_Job_
Within the records below, reproduce without change the lines from the line that has "Rebuild this chart" through the line that has "import plotly.graph_objects as go", and only those.
*** Material supplied ***
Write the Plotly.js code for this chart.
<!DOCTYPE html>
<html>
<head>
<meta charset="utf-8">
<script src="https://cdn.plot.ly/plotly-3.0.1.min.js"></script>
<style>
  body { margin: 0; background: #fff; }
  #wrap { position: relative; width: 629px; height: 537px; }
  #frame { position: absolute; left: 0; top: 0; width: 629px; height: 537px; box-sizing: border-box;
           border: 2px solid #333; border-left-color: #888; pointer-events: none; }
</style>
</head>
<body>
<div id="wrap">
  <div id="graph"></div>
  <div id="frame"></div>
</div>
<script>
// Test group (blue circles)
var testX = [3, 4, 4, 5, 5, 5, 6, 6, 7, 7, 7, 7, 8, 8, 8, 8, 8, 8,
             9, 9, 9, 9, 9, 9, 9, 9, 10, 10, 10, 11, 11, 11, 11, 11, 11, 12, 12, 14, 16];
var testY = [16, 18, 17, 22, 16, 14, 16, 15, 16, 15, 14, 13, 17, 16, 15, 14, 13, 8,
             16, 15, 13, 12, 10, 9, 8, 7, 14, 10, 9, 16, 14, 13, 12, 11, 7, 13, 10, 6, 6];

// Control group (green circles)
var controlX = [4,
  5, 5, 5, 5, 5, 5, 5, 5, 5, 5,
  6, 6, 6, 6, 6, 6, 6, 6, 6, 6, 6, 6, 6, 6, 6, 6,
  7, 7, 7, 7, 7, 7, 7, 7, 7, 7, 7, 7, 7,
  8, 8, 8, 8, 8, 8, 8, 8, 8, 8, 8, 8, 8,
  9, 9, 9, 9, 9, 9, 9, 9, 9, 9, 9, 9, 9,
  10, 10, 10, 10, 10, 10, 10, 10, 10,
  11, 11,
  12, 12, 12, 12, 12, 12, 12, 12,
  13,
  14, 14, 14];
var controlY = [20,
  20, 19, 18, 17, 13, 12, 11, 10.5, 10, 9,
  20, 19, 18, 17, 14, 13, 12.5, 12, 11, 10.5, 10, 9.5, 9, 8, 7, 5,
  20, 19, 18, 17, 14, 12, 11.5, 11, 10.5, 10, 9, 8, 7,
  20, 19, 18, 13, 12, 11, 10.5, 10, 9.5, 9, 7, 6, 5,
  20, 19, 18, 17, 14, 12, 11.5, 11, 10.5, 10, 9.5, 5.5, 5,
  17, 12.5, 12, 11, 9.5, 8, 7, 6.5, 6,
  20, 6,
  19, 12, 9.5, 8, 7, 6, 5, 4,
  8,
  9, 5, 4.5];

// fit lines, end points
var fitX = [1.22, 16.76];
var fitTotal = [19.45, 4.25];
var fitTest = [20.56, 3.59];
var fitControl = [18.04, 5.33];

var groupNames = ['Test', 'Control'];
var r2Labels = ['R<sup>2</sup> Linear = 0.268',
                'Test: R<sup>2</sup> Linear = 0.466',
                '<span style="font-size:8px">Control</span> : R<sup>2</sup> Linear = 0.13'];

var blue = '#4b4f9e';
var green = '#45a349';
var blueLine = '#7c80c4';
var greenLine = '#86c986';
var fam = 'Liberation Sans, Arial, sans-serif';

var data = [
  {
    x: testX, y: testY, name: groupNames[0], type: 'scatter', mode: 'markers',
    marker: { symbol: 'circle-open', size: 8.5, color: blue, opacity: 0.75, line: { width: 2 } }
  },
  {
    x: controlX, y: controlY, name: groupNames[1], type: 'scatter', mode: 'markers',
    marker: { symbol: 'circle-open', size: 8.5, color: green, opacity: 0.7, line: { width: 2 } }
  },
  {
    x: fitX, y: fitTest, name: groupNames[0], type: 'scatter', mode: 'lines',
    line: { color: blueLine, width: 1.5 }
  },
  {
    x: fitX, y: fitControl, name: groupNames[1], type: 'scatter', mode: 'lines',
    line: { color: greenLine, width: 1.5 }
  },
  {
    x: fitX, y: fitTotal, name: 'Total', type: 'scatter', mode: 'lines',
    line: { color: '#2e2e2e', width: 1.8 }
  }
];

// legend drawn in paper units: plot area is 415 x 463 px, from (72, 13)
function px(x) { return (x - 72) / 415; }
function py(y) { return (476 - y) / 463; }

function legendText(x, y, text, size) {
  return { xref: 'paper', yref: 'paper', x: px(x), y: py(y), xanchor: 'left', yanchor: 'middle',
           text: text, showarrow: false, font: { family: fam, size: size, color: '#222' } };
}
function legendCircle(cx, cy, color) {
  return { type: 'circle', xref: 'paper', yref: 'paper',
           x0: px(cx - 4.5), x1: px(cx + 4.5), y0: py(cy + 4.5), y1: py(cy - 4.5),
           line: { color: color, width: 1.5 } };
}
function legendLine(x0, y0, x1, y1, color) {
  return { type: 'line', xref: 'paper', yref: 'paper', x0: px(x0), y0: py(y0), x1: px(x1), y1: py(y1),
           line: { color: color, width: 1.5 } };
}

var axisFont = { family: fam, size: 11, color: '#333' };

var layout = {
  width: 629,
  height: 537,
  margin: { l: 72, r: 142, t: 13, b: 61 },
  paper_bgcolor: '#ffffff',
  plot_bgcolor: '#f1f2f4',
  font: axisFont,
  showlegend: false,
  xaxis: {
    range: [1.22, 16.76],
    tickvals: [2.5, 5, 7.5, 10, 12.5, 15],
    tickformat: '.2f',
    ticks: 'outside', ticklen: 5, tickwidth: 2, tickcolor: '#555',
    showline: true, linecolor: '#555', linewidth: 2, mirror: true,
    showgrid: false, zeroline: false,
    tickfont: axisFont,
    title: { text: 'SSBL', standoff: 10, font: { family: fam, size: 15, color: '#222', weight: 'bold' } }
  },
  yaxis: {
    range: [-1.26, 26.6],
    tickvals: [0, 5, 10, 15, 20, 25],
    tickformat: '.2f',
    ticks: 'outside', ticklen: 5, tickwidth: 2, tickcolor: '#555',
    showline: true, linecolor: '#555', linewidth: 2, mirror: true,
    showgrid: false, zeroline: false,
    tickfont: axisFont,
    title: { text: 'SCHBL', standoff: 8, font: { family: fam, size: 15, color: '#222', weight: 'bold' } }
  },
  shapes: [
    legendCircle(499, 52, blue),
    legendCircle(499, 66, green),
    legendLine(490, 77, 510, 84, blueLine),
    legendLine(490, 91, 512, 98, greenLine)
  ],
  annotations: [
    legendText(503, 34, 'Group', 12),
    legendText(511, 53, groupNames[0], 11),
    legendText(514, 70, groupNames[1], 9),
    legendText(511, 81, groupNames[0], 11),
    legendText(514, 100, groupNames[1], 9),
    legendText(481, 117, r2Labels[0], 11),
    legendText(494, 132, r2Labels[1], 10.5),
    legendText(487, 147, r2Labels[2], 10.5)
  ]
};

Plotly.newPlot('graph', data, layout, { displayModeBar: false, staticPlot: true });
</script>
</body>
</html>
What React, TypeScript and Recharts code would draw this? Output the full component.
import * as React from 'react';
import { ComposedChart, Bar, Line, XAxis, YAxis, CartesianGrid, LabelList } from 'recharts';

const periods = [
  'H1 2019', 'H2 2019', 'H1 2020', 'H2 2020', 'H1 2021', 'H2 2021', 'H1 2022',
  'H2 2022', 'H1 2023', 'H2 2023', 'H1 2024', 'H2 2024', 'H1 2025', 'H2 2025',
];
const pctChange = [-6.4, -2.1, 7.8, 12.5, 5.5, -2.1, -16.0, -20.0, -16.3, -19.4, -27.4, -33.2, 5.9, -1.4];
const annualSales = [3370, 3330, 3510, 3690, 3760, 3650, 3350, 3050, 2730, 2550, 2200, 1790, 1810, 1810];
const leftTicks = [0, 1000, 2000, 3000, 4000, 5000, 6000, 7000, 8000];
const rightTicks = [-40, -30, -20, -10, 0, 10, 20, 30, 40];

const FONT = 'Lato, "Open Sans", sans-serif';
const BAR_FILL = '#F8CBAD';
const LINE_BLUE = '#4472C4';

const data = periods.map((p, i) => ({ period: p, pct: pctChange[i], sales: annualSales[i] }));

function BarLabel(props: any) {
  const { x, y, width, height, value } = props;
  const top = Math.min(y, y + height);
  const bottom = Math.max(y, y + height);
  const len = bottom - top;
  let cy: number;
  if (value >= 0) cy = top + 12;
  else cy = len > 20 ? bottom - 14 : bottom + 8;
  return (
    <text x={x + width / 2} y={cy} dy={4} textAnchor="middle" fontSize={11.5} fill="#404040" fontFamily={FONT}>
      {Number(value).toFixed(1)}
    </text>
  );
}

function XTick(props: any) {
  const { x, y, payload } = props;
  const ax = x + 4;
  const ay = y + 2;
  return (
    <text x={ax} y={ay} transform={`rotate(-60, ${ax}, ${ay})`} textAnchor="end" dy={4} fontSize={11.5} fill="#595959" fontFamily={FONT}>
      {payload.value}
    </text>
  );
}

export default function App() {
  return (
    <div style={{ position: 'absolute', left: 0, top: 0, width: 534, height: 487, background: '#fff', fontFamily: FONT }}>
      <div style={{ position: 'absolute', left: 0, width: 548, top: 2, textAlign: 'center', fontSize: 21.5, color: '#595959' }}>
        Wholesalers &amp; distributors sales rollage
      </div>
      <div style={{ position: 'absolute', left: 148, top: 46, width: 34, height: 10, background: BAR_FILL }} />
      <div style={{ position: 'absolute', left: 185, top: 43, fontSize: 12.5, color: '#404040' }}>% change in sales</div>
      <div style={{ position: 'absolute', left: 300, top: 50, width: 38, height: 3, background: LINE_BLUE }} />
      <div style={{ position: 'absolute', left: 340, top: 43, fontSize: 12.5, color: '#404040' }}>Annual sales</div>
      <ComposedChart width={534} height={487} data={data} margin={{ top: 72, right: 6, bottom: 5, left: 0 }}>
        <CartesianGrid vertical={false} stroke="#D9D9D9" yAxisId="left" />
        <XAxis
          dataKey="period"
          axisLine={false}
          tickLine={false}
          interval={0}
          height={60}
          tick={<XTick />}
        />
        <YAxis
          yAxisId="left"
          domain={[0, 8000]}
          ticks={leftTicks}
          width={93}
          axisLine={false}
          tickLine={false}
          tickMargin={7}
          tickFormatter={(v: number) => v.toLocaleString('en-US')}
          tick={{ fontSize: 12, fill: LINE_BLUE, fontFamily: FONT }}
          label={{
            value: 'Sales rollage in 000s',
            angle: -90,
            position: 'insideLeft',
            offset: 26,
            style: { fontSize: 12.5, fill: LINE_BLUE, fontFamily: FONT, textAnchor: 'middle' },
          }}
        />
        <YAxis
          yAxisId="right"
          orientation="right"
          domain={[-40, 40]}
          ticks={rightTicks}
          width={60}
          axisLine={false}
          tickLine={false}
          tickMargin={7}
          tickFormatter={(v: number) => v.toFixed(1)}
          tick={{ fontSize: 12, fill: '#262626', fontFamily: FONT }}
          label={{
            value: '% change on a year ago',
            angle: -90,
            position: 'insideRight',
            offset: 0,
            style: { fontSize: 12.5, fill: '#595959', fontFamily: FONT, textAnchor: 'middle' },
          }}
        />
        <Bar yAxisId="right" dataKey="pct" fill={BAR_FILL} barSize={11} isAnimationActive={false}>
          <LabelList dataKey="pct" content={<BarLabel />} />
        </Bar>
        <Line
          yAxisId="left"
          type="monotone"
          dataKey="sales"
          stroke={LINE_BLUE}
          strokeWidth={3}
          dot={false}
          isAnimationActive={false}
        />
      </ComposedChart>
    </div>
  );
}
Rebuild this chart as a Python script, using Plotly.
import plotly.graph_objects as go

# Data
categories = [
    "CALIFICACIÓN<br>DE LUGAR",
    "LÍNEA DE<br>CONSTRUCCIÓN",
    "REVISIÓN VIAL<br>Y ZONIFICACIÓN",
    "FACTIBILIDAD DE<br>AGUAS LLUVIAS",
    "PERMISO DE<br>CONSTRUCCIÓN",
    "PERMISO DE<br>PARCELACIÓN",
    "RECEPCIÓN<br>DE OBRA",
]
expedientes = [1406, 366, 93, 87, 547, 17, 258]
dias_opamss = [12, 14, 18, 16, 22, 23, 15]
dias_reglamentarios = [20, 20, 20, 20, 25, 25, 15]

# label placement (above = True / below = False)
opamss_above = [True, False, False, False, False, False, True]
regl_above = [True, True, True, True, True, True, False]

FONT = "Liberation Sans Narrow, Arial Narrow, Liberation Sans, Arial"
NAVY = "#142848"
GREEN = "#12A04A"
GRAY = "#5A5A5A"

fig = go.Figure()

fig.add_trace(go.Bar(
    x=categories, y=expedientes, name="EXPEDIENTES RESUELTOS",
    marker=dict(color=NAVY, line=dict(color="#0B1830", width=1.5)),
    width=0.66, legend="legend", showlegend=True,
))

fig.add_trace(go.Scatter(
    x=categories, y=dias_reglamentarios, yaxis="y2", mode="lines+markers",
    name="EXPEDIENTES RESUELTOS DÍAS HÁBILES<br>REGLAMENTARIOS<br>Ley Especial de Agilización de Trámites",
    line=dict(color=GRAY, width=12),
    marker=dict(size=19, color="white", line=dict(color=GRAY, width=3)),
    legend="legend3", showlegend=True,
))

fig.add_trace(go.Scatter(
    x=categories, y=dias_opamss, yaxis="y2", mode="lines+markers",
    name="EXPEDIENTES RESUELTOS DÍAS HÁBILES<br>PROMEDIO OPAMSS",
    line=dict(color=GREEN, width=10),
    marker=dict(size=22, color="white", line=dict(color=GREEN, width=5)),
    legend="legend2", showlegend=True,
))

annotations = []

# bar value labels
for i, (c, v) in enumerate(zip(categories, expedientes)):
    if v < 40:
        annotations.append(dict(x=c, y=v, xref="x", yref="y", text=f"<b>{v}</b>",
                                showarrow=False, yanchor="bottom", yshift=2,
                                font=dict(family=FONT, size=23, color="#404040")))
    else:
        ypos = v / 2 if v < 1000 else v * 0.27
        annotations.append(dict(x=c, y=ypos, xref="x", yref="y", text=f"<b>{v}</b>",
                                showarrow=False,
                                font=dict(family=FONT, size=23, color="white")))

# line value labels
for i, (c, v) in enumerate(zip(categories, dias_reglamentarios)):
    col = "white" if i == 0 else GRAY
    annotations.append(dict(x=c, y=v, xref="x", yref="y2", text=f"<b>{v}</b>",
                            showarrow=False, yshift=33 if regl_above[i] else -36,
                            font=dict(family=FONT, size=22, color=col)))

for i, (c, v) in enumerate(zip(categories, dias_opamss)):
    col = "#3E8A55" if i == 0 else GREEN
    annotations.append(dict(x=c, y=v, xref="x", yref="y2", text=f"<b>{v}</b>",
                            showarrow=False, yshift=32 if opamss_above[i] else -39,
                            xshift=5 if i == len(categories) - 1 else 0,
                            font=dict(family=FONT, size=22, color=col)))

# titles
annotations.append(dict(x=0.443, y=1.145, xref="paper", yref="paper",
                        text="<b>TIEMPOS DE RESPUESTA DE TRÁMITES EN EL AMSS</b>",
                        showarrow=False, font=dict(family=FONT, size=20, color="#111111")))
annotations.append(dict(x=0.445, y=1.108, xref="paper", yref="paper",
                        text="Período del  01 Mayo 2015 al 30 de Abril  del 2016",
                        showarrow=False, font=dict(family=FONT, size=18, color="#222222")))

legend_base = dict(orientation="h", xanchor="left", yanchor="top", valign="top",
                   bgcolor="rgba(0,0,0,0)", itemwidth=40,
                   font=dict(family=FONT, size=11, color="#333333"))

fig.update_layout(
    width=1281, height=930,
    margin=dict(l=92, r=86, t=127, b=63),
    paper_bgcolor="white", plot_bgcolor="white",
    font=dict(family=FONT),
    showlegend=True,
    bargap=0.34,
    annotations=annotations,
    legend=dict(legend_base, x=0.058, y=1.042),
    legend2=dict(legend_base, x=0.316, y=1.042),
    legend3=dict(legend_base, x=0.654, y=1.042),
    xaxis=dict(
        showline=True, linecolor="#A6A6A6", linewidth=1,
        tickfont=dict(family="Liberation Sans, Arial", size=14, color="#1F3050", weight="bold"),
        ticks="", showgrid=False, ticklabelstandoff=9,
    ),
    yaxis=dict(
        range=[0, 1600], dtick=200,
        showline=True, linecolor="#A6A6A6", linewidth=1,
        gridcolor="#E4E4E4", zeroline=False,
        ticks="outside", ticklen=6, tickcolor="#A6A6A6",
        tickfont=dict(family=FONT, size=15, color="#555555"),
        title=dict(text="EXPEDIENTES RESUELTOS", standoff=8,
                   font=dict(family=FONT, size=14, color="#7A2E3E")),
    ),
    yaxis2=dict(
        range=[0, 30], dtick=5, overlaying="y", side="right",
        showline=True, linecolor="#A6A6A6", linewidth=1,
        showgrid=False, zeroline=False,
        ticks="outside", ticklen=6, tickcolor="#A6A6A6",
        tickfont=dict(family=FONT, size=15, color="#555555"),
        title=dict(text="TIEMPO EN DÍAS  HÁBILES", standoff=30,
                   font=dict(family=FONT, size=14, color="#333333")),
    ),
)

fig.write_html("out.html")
***
_Reply to the exercise_
Rebuild this chart as a Python script, using Plotly.
import plotly.graph_objects as go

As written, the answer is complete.